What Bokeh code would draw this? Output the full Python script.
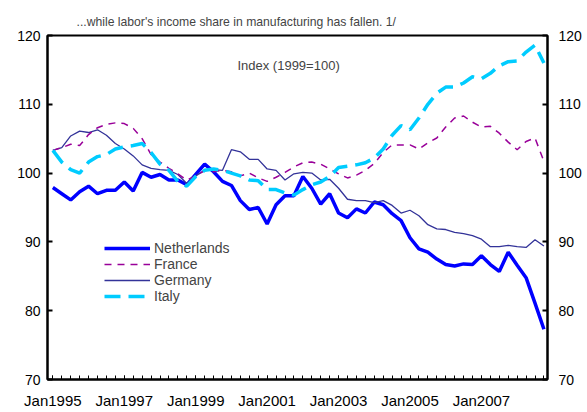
from bokeh.plotting import figure
from bokeh.models import LinearAxis, FixedTicker, Range1d, Legend, LegendItem, Label
from bokeh.embed import file_html
from bokeh.resources import INLINE

quarters = [f"{y}Q{q}" for y in range(1995, 2009) for q in range(1, 5)]

netherlands = [97.9, 97.0, 96.1, 97.3, 98.1, 97.0, 97.5, 97.5, 98.7, 97.4,
               100.1, 99.4, 99.8, 99.0, 99.0, 98.3, 99.8, 101.3, 100.2, 98.8,
               98.2, 96.0, 94.7, 95.0, 92.6, 95.4, 96.7, 96.7, 99.5, 97.8,
               95.5, 97.0, 94.2, 93.5, 94.8, 94.2, 95.8, 95.4, 94.1, 93.1,
               90.6, 89.0, 88.5, 87.5, 86.7, 86.5, 86.8, 86.7, 88.0, 86.7,
               85.7, 88.5, 86.6, 84.8, 81.1, 77.3]
france = [103.3, 103.7, 104.2, 104.0, 105.6, 106.6, 107.1, 107.3, 107.2, 106.5,
          105.0, 102.7, 101.6, 100.7, 99.9, 99.0, 99.6, 100.4, 100.2, 100.4,
          100.2, 99.6, 100.0, 99.3, 98.8, 99.4, 100.1, 100.9, 101.5, 101.6,
          101.3, 100.6, 99.9, 99.3, 99.7, 100.4, 101.4, 103.0, 104.1, 104.1,
          104.1, 103.5, 104.4, 105.1, 106.7, 108.0, 108.3, 107.4, 106.7, 106.8,
          105.8, 104.5, 103.4, 104.6, 105.1, 101.7]
germany = [103.3, 103.7, 105.4, 106.1, 105.9, 106.3, 105.5, 104.3, 103.5, 102.5,
           101.2, 100.7, 100.5, 100.4, 99.8, 98.5, 99.6, 100.4, 100.5, 100.4,
           103.4, 103.1, 102.0, 102.0, 100.6, 100.4, 99.0, 99.9, 100.1, 100.0,
           99.0, 99.1, 97.8, 96.2, 96.0, 96.0, 95.7, 96.0, 95.3, 94.2,
           94.6, 93.8, 92.5, 91.9, 91.8, 91.4, 91.2, 90.9, 90.4, 89.3,
           89.3, 89.5, 89.3, 89.2, 90.3, 89.4]
italy = [103.3, 101.6, 100.5, 100.0, 101.6, 102.4, 102.7, 103.5, 103.8, 104.0,
         104.3, 103.0, 101.3, 100.4, 98.8, 98.1, 99.5, 100.4, 100.6, 100.4,
         100.0, 99.6, 99.0, 98.9, 97.6, 97.6, 97.1, 96.8, 97.6, 98.3,
         98.7, 99.5, 100.8, 101.0, 101.2, 101.5, 102.2, 103.5, 105.5, 106.9,
         106.3, 108.0, 110.0, 111.6, 112.5, 112.5, 113.1, 114.0, 113.7, 114.5,
         115.6, 116.2, 116.3, 117.6, 118.6, 116.0]

tick_quarters = ["1995Q1", "1997Q1", "1999Q1", "2001Q1", "2003Q1", "2005Q1", "2007Q1"]
tick_labels = ["Jan1995", "Jan1997", "Jan1999", "Jan2001", "Jan2003", "Jan2005", "Jan2007"]
y_ticks = [70, 80, 90, 100, 110, 120]
series_names = ["Netherlands", "France", "Germany", "Italy"]

title_text = "...while labor's income share in manufacturing has fallen. 1/"
note_text = "Index (1999=100)"

FONT = "Liberation Sans"
x = list(range(len(quarters)))
tick_pos = [quarters.index(q) for q in tick_quarters]

p = figure(width=587, height=412, output_backend="svg", toolbar_location=None,
           x_range=Range1d(-0.6, 55.4), y_range=Range1d(70, 120),
           min_border_left=47, min_border_right=40, min_border_top=35, min_border_bottom=33)

p.title.text = title_text
p.title.align = "left"
p.title.offset = 29
p.title.text_font = FONT
p.title.text_font_size = "12.2px"
p.title.text_font_style = "normal"
p.title.standoff = 14

p.xgrid.visible = False
p.ygrid.visible = False
p.outline_line_color = "black"
p.outline_line_width = 2
p.background_fill_color = "white"
p.border_fill_color = "white"

xa = p.xaxis[0]
xa.ticker = FixedTicker(ticks=tick_pos, minor_ticks=x)
xa.major_label_overrides = {pos: lab for pos, lab in zip(tick_pos, tick_labels)}
xa.major_tick_in = 4
xa.major_tick_out = 0
xa.minor_tick_in = 4
xa.minor_tick_out = 0
xa.axis_line_width = 2
xa.major_label_text_font = FONT
xa.major_label_text_font_size = "15px"
xa.major_label_standoff = 12
xa.major_label_text_color = "black"

ya = p.yaxis[0]
ya.ticker = FixedTicker(ticks=y_ticks)
ya.major_tick_in = 5
ya.major_tick_out = 0
ya.minor_tick_line_color = None
ya.axis_line_width = 2
ya.major_tick_line_width = 2
ya.major_label_text_font = FONT
ya.major_label_text_font_size = "14px"
ya.major_label_standoff = 7
ya.major_label_text_color = "black"

ra = LinearAxis(ticker=FixedTicker(ticks=y_ticks))
ra.major_tick_in = 5
ra.major_tick_out = 0
ra.minor_tick_line_color = None
ra.axis_line_width = 2
ra.major_tick_line_width = 2
ra.major_label_text_font = FONT
ra.major_label_text_font_size = "14px"
ra.major_label_standoff = 11
ra.major_label_text_color = "black"
p.add_layout(ra, "right")

nl = p.line(x, netherlands, line_color="#0000FF", line_width=3.5)
de = p.line(x, germany, line_color="#333399", line_width=1.3)
fr = p.line(x, france, line_color="#990099", line_width=1.5, line_dash="7 6")
it = p.line(x, italy, line_color="#00CCFF", line_width=3.5, line_dash="16 8")

for name, rend, ypos in zip(series_names, [nl, fr, de, it], [123, 107, 91, 75]):
    p.add_layout(Legend(items=[LegendItem(label=name, renderers=[rend])],
                        location=(57, ypos), glyph_width=46, glyph_height=14, label_height=14,
                        spacing=0, padding=0, margin=0, label_standoff=4,
                        background_fill_alpha=0, border_line_alpha=0,
                        label_text_font=FONT, label_text_font_size="14px"))

p.add_layout(Label(x=26.4, y=115.7, text=note_text, text_align="center",
                   text_baseline="middle", text_font=FONT, text_font_size="13px"))

open("out.html", "w").write(file_html(p, INLINE))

******************************

#### Written task:
Repeat exactly and only the lines from the start of the data above through the line that holds "in range(1, 5)]", inclusive. Pictures do not belong in the copy.

#### Task result:
What Bokeh code would draw this? Output the full Python script.
from bokeh.plotting import figure
from bokeh.models import LinearAxis, FixedTicker, Range1d, Legend, LegendItem, Label
from bokeh.embed import file_html
from bokeh.resources import INLINE

quarters = [f"{y}Q{q}" for y in range(1995, 2009) for q in range(1, 5)]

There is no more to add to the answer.